March 9, 2021 | News, Research, UToday, Engineering
By Christine Billau

When the battery in an electric vehicle needs to be replaced, dealerships get rid of it even though it still holds up to 80% of its capacity.

To reduce waste and ensure a sustainable future, electrical engineers at The University of Toledo are pioneering a second-life market for used batteries from electric and hybrid vehicles.

Research published in the journal Electricity shows how technology called the bilevel equalizer created at UToledo transforms used lithium-ion batteries into inexpensive energy storage and increases the lifetime of the batteries by 50%.

Dr. Ngalula Sandrine Mubenga, assistant professor of electrical engineering technology in the UToledo College of Engineering, is working to help reduce waste and ensure a sustainable future.

“The number of electric vehicles and hybrids on the road is increasing, and used batteries could really become a waste management issue,” said Dr. Ngalula Sandrine Mubenga, assistant professor of electrical engineering technology in the UToledo College of Engineering. “The concept of circular economy relies on the idea that the waste of one industry becomes the raw materials for another industry.”

Mubenga and Dr. Tom Stuart, UToledo professor emeritus of electrical engineering and computer science who had the idea for the bilevel equalizer, explained how a company that makes battery energy storage could acquire the used lithium-ion batteries and add the bilevel equalizer retrofit kit to them.

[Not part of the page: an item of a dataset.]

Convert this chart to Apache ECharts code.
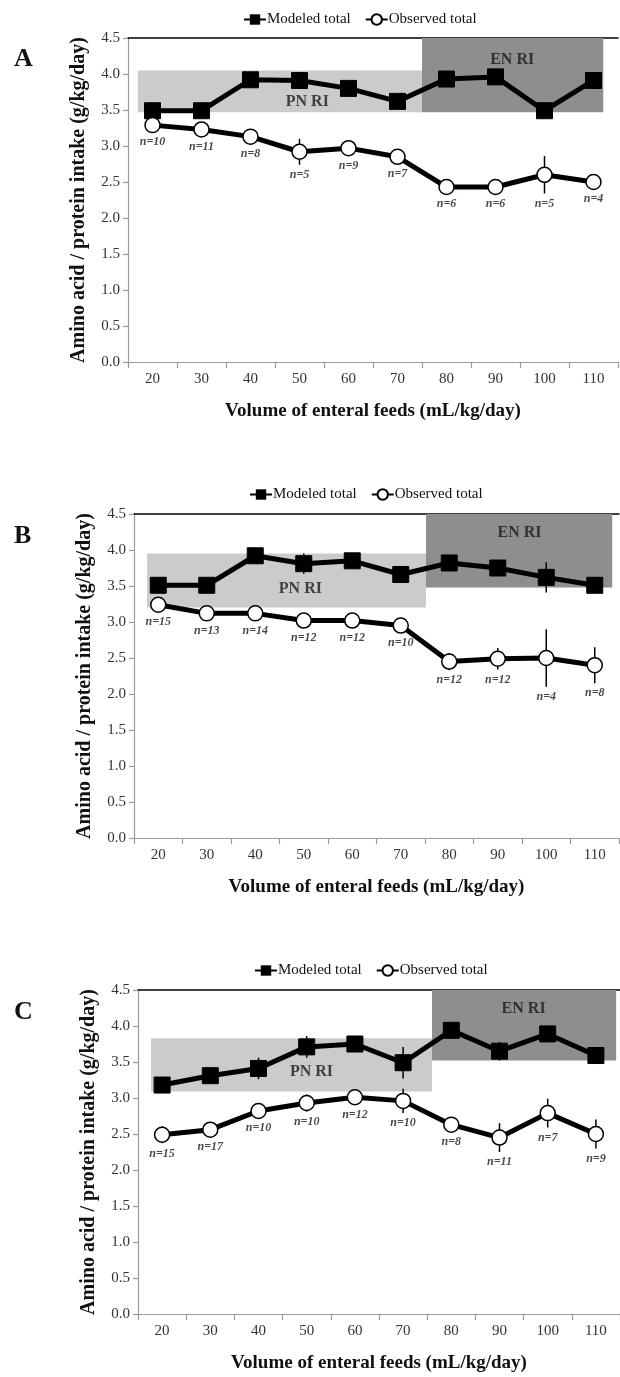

“That battery energy storage can then be used to store energy from solar panels, for instance, and other renewable energy systems and use that for a variety of power grid applications,” Mubenga said. “Our technology reuses electric vehicle batteries for a longer period of time and at a lower cost compared to other technologies.”

The bilevel equalizer was originally developed to prolong battery life in electric vehicles, planes and grid stations.

However, the researchers learned through discussions with more than 80 industry stakeholders that most manufacturers are reluctant to change their process in the plant to add the new technology, which increases the discharge capacity of lithium-ion batteries by about half.

“We designed our technology as a retrofit kit so it can be added to an existing battery pack and connect to the current battery management system,” Mubenga said. “All that is needed is a minimal hardware change and a software upgrade to turn the existing battery management system into a bilevel equalizer that would increase the longevity of the batteries.”

A solution to cheaper, longer-lasting battery packs, the bilevel equalizer is one of the first hybrids that combines the high performance of an active equalizer with the low cost of the passive equalizer, solving the weak cell issue in lithium-ion battery storage for packs with hundreds of cells.

“Over time, the battery is not balanced and limited by the weakest cell in the battery,” Mubenga said. “We grouped the cells into sections. Each cell within the section is balanced by a passive equalizer, while the entire section is balanced by an active equalizer.”

The patented technology is geared toward a second-life market, not consumer retail.

“In theory, you could technically add a bilevel equalizer retrofit kit to your own hybrid, but most manufacturers prevent this type of modification in their warranty agreements,” Mubenga said.